The Third Division of the Adjustment Board, upon the whole record and all the evidence, finds that:
The carrier or carriers and the employee or employees involved in this dispute are respectively carrier and employee within the meaning of the Railway Labor Act, as approved June 21, 1934.
This Division of the Adjustment Board has jurisdiction over the dispute involved herein.
The Organization filed a claim dated September 8, 2006, after the Carrier had assigned outside forces to operate a front-end loader and two dump trucks to load and haul fouled ballast from line 19 on the west side of the Diesel Shop in the Lincoln Terminal to a landfill at Milford, Nebraska, on August 4, 2006. According to the Organization, the work was routine bargaining unit work performed using the same equipment as owned by the Carrier, and it should have been assigned to M of W employees. Moreover, the Carrier failed to provide proper notice as required by the Note to Rule 55.
The Carrier contends that the ballast was contaminated by petroleum and required environmentally safe clean-up, which its forces are not trained to do. The cleanup of contaminated ballast and soil is not exclusive to M of W employees, so the Note to Rule 55 does not apply. Accordingly, the Carrier did not violate the parties' Agreement when it contracted the work to outside forces, nor was it required to provide notice.
The record in this case includes evidence regarding the contaminated nature of the soil. In an e-mail dated September 19, 2006, the Manager of Environmental Operations explained in response to an investigative query:
side of the Lincoln Diesel Shop and then stockpiled adjacent to a drainage ditch north of the area. Upon discovery and follow-up inspection by Environmental Operations personnel, this ballast was determined to be impacted or contaminated by petroleum, thereby making it a special waste. Therefore, further handling of this material by BNSF MOW employees was not possible due to applicable OSHA regulations and company policy. General Excavating was subsequently hired by the Mechanical Department to load and transport the ballast for disposal . . . .
A special waste disposal permit was required for disposal of the petroleum-impacted ballast at the Milford landfill. Disposal costs were covered by the BNSF environmental reserve account..."
The Organization goes on to contend that even if a disposal permit had been required, the work could and should have been assigned to Carrier forces.
Hauling dirt is routine bargaining unit work, which would ordinarily be subject to the Note to Rule 55. However, prior Awards between the parties have established the Carrier's right to contract out removal of contaminated soil, which must be handled and hauled by individuals who have special training. See Third Division Awards 34213, 39913 and 40213.
Accordingly, the Carrier having raised the issue of contamination, the threshold issue in this case is whether the dirt that was moved was contaminated. The Organization has the burden to establish violations of the Note to Rule 55, but it is the Carrier's burden to establish the existence of contamination by way of an affirmative defense to the Organization's claim.

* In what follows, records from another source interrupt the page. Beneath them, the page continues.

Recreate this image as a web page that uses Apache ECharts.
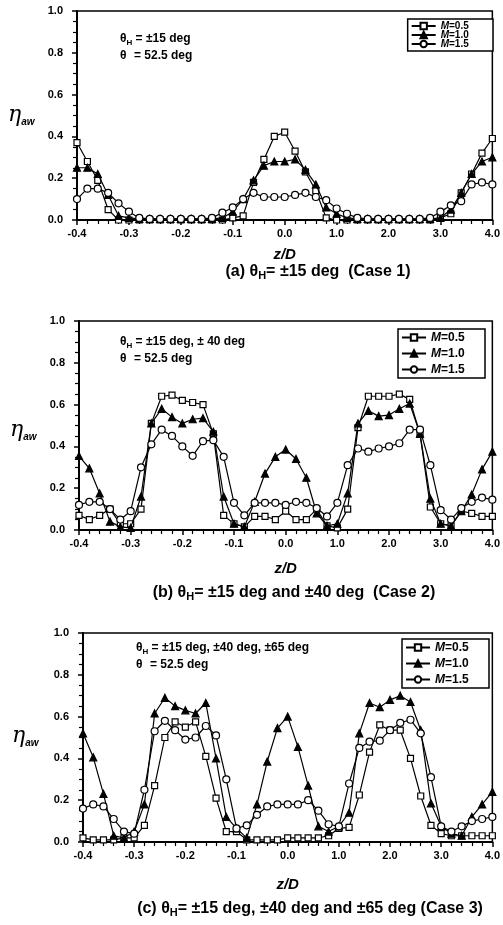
<!DOCTYPE html>
<html>
<head>
<meta charset="utf-8">
<script src="https://cdn.jsdelivr.net/npm/echarts@6/dist/echarts.min.js"></script>
<style>
html,body{margin:0;padding:0;background:#fff;}
#c{width:503px;height:925px;}
</style>
</head>
<body>
<div id="c"></div>
<script>
// z/D positions (41 points)
const zValues = [-4.0,-3.8,-3.6,-3.4,-3.2,-3.0,-2.8,-2.6,-2.4,-2.2,-2.0,-1.8,-1.6,-1.4,-1.2,-1.0,-0.8,-0.6,-0.4,-0.2,0.0,0.2,0.4,0.6,0.8,1.0,1.2,1.4,1.6,1.8,2.0,2.2,2.4,2.6,2.8,3.0,3.2,3.4,3.6,3.8,4.0];
const xTickLabels = ['-0.4','-0.3','-0.2','-0.1','0.0','1.0','2.0','3.0','4.0'];
const yTickLabels = ['0.0','0.2','0.4','0.6','0.8','1.0'];
const seriesNames = ['M=0.5','M=1.0','M=1.5'];

// Case 1
const case1_M05 = [0.37,0.28,0.19,0.05,0.00,0.00,0.00,0.00,0.00,0.00,0.00,0.00,0.00,0.00,0.00,0.01,0.02,0.18,0.29,0.40,0.42,0.33,0.23,0.14,0.01,0.00,0.00,0.00,0.00,0.00,0.00,0.00,0.00,0.00,0.00,0.01,0.03,0.13,0.22,0.32,0.39];
const case1_M10 = [0.25,0.25,0.22,0.12,0.02,0.01,0.005,0.005,0.005,0.005,0.005,0.005,0.005,0.005,0.01,0.04,0.10,0.19,0.26,0.28,0.28,0.29,0.24,0.17,0.06,0.03,0.01,0.005,0.005,0.005,0.005,0.005,0.005,0.005,0.005,0.01,0.05,0.13,0.22,0.28,0.30];
const case1_M15 = [0.10,0.15,0.15,0.13,0.08,0.04,0.01,0.005,0.005,0.005,0.005,0.005,0.005,0.01,0.035,0.06,0.10,0.13,0.11,0.11,0.11,0.12,0.13,0.11,0.095,0.055,0.03,0.01,0.005,0.005,0.005,0.005,0.005,0.005,0.01,0.04,0.07,0.09,0.17,0.18,0.17];
// Case 2
const case2_M05 = [0.07,0.05,0.07,0.10,0.03,0.03,0.10,0.51,0.64,0.645,0.62,0.61,0.60,0.46,0.07,0.03,0.015,0.065,0.065,0.05,0.09,0.05,0.05,0.10,0.02,0.01,0.10,0.49,0.64,0.64,0.64,0.65,0.625,0.46,0.11,0.03,0.02,0.09,0.08,0.065,0.065];
const case2_M10 = [0.354,0.295,0.175,0.04,0.015,0.01,0.16,0.51,0.58,0.54,0.51,0.53,0.535,0.47,0.16,0.03,0.015,0.135,0.27,0.35,0.385,0.34,0.25,0.08,0.02,0.03,0.175,0.51,0.57,0.545,0.55,0.58,0.605,0.46,0.15,0.03,0.02,0.09,0.17,0.29,0.375];
const case2_M15 = [0.12,0.135,0.135,0.10,0.05,0.09,0.30,0.41,0.48,0.45,0.40,0.355,0.425,0.43,0.35,0.13,0.07,0.13,0.13,0.13,0.12,0.135,0.13,0.105,0.065,0.13,0.31,0.39,0.375,0.39,0.40,0.415,0.48,0.48,0.31,0.095,0.05,0.105,0.135,0.155,0.145];
// Case 3
const case3_M05 = [0.02,0.01,0.01,0.01,0.02,0.02,0.08,0.27,0.50,0.575,0.55,0.575,0.41,0.21,0.05,0.05,0.01,0.01,0.01,0.01,0.02,0.02,0.02,0.02,0.03,0.065,0.07,0.225,0.43,0.56,0.535,0.535,0.40,0.22,0.08,0.04,0.03,0.03,0.03,0.03,0.03];
const case3_M10 = [0.52,0.405,0.23,0.03,0.02,0.05,0.18,0.615,0.69,0.65,0.63,0.615,0.665,0.40,0.12,0.065,0.02,0.18,0.385,0.545,0.60,0.455,0.27,0.075,0.05,0.075,0.14,0.52,0.665,0.645,0.68,0.70,0.67,0.535,0.185,0.075,0.04,0.03,0.12,0.18,0.24];
const case3_M15 = [0.16,0.18,0.17,0.11,0.05,0.04,0.25,0.53,0.58,0.535,0.49,0.50,0.555,0.51,0.30,0.065,0.08,0.13,0.17,0.18,0.18,0.18,0.20,0.15,0.085,0.075,0.28,0.45,0.48,0.485,0.535,0.57,0.585,0.52,0.31,0.075,0.05,0.075,0.10,0.11,0.12];

const panels = [
  {data:[case1_M05,case1_M10,case1_M15], grid:{left:77, top:11, width:417, height:209}, nameGap:27,
   note1:'{t|θ}{s|H}{t| = ±15 deg}', legendTop:19, legendRight:10, legendGap:-1, legendFont:9, legendLH:9},
  {data:[case2_M05,case2_M10,case2_M15], grid:{left:79, top:321, width:418, height:209}, nameGap:31,
   note1:'{t|θ}{s|H}{t| = ±15 deg, ± 40 deg}', legendTop:329, legendRight:18, legendGap:3, legendFont:11, legendLH:13},
  {data:[case3_M05,case3_M10,case3_M15], grid:{left:83, top:633, width:416, height:209}, nameGap:35,
   note1:'{t|θ}{s|H}{t| = ±15 deg, ±40 deg, ±65 deg}', legendTop:639, legendRight:14, legendGap:3, legendFont:11, legendLH:13}
];
const notePos = [[120,33],[120,336],[136,642]];
const captions = [
  {x:318, y:272, parts:['(a) θ','H','= ±15 deg  (Case 1)']},
  {x:294, y:593, parts:['(b) θ','H','= ±15 deg and ±40 deg  (Case 2)']},
  {x:310, y:909, parts:['(c) θ','H','= ±15 deg, ±40 deg and ±65 deg (Case 3)']}
];
const etaPos = [[8,117],[10,432],[12,738]];

const FONT = 'Liberation Sans, Arial, sans-serif';
const symbols = ['rect','triangle','circle'];
const symSizes = [6,7,7];
const fills = ['#fff','#000','#fff'];

const grids=[], xAxes=[], yAxes=[], series=[], legends=[], graphics=[];
panels.forEach((p,gi)=>{
  grids.push(Object.assign({show:true, borderColor:'#000', borderWidth:1.5, backgroundColor:'transparent'}, p.grid));
  xAxes.push({
    type:'value', gridIndex:gi, min:-4, max:4, interval:1,
    name:'z/D', nameLocation:'middle', nameGap:p.nameGap,
    nameTextStyle:{fontFamily:FONT, fontSize:15, fontWeight:'bold', fontStyle:'italic', color:'#000'},
    axisLine:{show:true, onZero:false, lineStyle:{color:'#000', width:2}},
    axisTick:{show:true, inside:false, length:5, lineStyle:{color:'#000', width:1.5}},
    minorTick:{show:true, splitNumber:5, length:4, lineStyle:{color:'#000', width:1.2}},
    splitLine:{show:false},
    axisLabel:{margin:8, fontFamily:FONT, fontSize:11, fontWeight:'bold', color:'#000',
      formatter:(v)=>xTickLabels[Math.round(v)+4]}
  });
  yAxes.push({
    type:'value', gridIndex:gi, min:0, max:1, interval:0.2,
    axisLine:{show:true, onZero:false, lineStyle:{color:'#000', width:2}},
    axisTick:{show:true, inside:false, length:5, lineStyle:{color:'#000', width:1.5}},
    minorTick:{show:true, splitNumber:4, length:4, lineStyle:{color:'#000', width:1.2}},
    splitLine:{show:false},
    axisLabel:{margin:14, fontFamily:FONT, fontSize:11, fontWeight:'bold', color:'#000',
      formatter:(v)=>yTickLabels[Math.round(v*5)]}
  });
  p.data.forEach((arr,si)=>{
    series.push({
      type:'line', name:seriesNames[si], xAxisIndex:gi, yAxisIndex:gi,
      data: zValues.map((z,i)=>[z,arr[i]]),
      symbol:symbols[si], symbolSize:symSizes[si], showAllSymbol:true,
      lineStyle:{color:'#000', width:1.2},
      itemStyle:{color:fills[si], borderColor:'#000', borderWidth:1.2},
      emphasis:{disabled:true}, clip:false, animation:false, z:3+si
    });
  });
  legends.push({
    data:seriesNames, orient:'vertical', right: p.legendRight, top:p.legendTop,
    itemWidth:24, itemHeight:8, itemGap:p.legendGap, padding:[2,4,2,3],
    borderColor:'#000', borderWidth:1.5, backgroundColor:'#fff', selectedMode:false,
    textStyle:{fontFamily:FONT, fontSize:p.legendFont, lineHeight:p.legendLH, fontWeight:'bold', color:'#000',
      rich:{i:{fontFamily:FONT, fontSize:p.legendFont+1, fontWeight:'bold', fontStyle:'italic', color:'#000', lineHeight:p.legendLH},
            r:{fontFamily:FONT, fontSize:p.legendFont+1, fontWeight:'bold', color:'#000', width:40, lineHeight:p.legendLH}}},
    formatter:(n)=>'{i|M}{r|'+n.slice(1)+'}'
  });
  // annotation
  const np = notePos[gi];
  const ts = {t:{fontFamily:FONT, fontSize:12, fontWeight:'bold', fill:'#000', lineHeight:16},
              s:{fontFamily:FONT, fontSize:8, fontWeight:'bold', fill:'#000', lineHeight:10, verticalAlign:'bottom'},
              w:{fontFamily:FONT, fontSize:12, fontWeight:'bold', fill:'#000', lineHeight:16, width:14}};
  graphics.push({type:'text', left:np[0], top:np[1], z:10,
    style:{text:p.note1, rich:ts}});
  graphics.push({type:'text', left:np[0], top:np[1]+17, z:10,
    style:{text:'{w|θ}{t|= 52.5 deg}', rich:ts}});
  // eta label
  const ep = etaPos[gi];
  graphics.push({type:'text', left:ep[0], top:ep[1]-13, z:10,
    style:{text:'{e|η}{a|aw}', rich:{
      e:{fontFamily:'DejaVu Serif, serif', fontSize:22, fontStyle:'italic', fill:'#000', lineHeight:24},
      a:{fontFamily:FONT, fontSize:10, fontWeight:'bold', fontStyle:'italic', fill:'#000', lineHeight:12, verticalAlign:'bottom'}}}});
  // caption
  const c = captions[gi];
  graphics.push({type:'text', x:c.x, y:c.y, z:10,
    style:{text:'{t|'+c.parts[0]+'}{s|'+c.parts[1]+'}{t|'+c.parts[2]+'}', align:'center', verticalAlign:'middle',
      rich:{t:{fontFamily:FONT, fontSize:16, fontWeight:'bold', fill:'#000', lineHeight:19},
            s:{fontFamily:FONT, fontSize:11, fontWeight:'bold', fill:'#000', lineHeight:11, verticalAlign:'bottom'}}}});
});

const chart = echarts.init(document.getElementById('c'), null, {renderer:'canvas'});
chart.setOption({
  backgroundColor:'#fff', animation:false,
  grid:grids, xAxis:xAxes, yAxis:yAxes, series:series, legend:legends, graphic:graphics
});
</script>
</body>
</html>
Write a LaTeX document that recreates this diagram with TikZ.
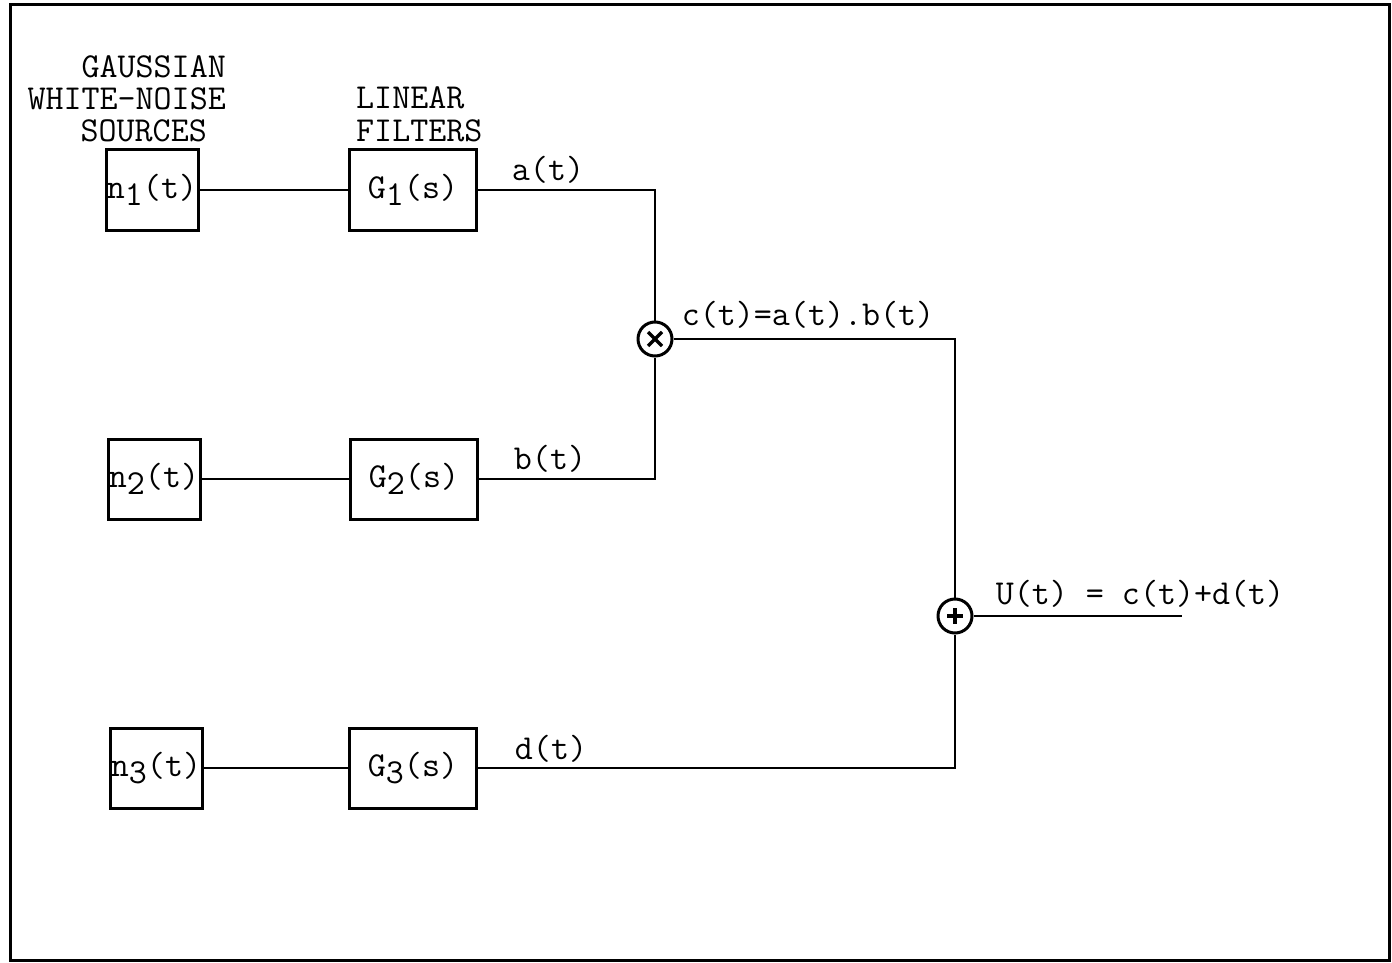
\documentclass[tikz,border=0pt]{standalone}
\usetikzlibrary{calc}
\begin{document}
\begin{tikzpicture}[x=1pt,y=-1pt,
  txt/.style={font=\ttfamily\fontsize{35}{40}\selectfont, inner sep=0pt},
  head/.style={txt, text height=21pt, text depth=0pt},
  blk/.style={draw, line width=3pt, minimum width=#1, inner sep=0pt},
  src/.style={blk=92pt, minimum height=80pt, font=\ttfamily\fontsize{35}{40}\selectfont},
  flt/.style={blk=127pt, minimum height=80pt, font=\ttfamily\fontsize{35}{40}\selectfont},
  wire/.style={line width=2.8pt},
  junc/.style={draw, circle, line width=3pt, minimum size=34pt, inner sep=0pt}]
\newcommand{\lowd}[1]{\raisebox{-0.45ex}{#1}}
\useasboundingbox (0,0) rectangle (1392,963);
% frame
\draw[line width=3pt] (10,5) rectangle (1389,960);
% headings
\node[head, anchor=east] (h1) at (226,67) {GAUSSIAN};
\node[head, anchor=east] (h2) at (226,99) {WHITE-NOISE};
\node[head, anchor=east] (h3) at (207,131) {SOURCES};
\node[head, anchor=west] (h4) at (356,98) {LINEAR};
\node[head, anchor=west] (h5) at (356,131) {FILTERS};
% sources
\node[src] (n1) at (152,190) {n\lowd{1}(t)};
\node[src] (n2) at (154,479) {n\lowd{2}(t)};
\node[src] (n3) at (156,768) {n\lowd{3}(t)};
% filters
\node[flt] (g1) at (413,190) {G\lowd{1}(s)};
\node[flt] (g2) at (414,479) {G\lowd{2}(s)};
\node[flt] (g3) at (413,768) {G\lowd{3}(s)};
% junctions
\node[junc] (mul) at (655,339) {};
\node[junc] (add) at (955,616) {};
\draw[line width=3.2pt] ($(mul.center)+(-7,-7)$) -- ($(mul.center)+(7,7)$)
  ($(mul.center)+(-7,7)$) -- ($(mul.center)+(7,-7)$);
\draw[line width=3.2pt] ($(add.center)+(-8,0)$) -- ($(add.center)+(8,0)$)
  ($(add.center)+(0,-8)$) -- ($(add.center)+(0,8)$);
\coordinate (out) at (1182,616);
% wires
\draw[wire] (n1) -- (g1);
\draw[wire] (n2) -- (g2);
\draw[wire] (n3) -- (g3);
\draw[wire] (g1.east) -| (mul.north);
\draw[wire] (g2.east) -| (mul.south);
\draw[wire] (mul.east) -| (add.north);
\draw[wire] (g3.east) -| (add.south);
\draw[wire] (add.east) -- (out);
% labels
\node[txt] (la) at (548,170) {a(t)};
\node[txt] (lb) at (550,459) {b(t)};
\node[txt] (ld) at (551,749) {d(t)};
\node[txt] (lc) at (808,315) {c(t)=a(t).b(t)};
\node[txt] (lu) at (1140,594) {U(t) = c(t)+d(t)};
\end{tikzpicture}
\end{document}
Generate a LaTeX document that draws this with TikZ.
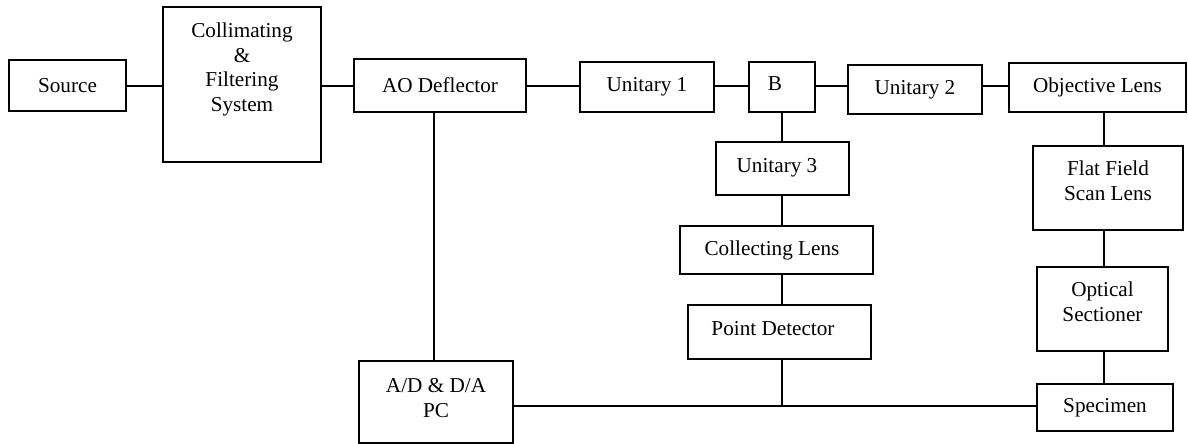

The Carrier submitted evidence explaining why its Environmental personnel concluded that the soil was contaminated. No formal soil sample was taken but, as explained by the Manager of Environmental Operations, "determination by sight and Form 1 Page 5
smell . . . is often done in these circumstances." (Emphasis added.) The observation was followed by an inspection that showed the area "visibly impacted with oil." Despite the Organization's criticism of the conclusions of the Carrier's Environmental Department personnel, there is no objective evidence that demonstrates their conclusion was wrong. The Organization is correct, but only up to a point: it is a rail yard and the odor of oil and diesel will pervade the air. But the smell of diesel is not the only basis on which the Carrier's environmental personnel determined that the fouled ballast in question should be treated as contaminated. The stockpile was inspected and found to contain oil and diesel residue. Moreover, the location of the stockpile presented a potential stormwater runoff problem.
On the basis of the record before it, the Board is not in a position to secondguess what appears to have been a good-faith determination by the Carrier's Environmental Department that the material at issue should be treated as if it were contaminated. The explanation offered by the Manager of the Department credibly indicated that Department personnel followed normal professional practices in making the determination that the material was contaminated. The Organization may not have liked the explanation, but it provided no substantial rebuttal other than argument and assertion, which was insufficient to overcome the Carrier's evidence.
Under the circumstances, the Board concludes that the Carrier met its burden to establish that the material in question was contaminated. That being the case, the Carrier did not violate the parties' Agreement when it contracted the work to outside forces. Moreover, it did not violate the parties' Agreement when it failed to provide notice under Rule 55, because the Rule did not apply to the work.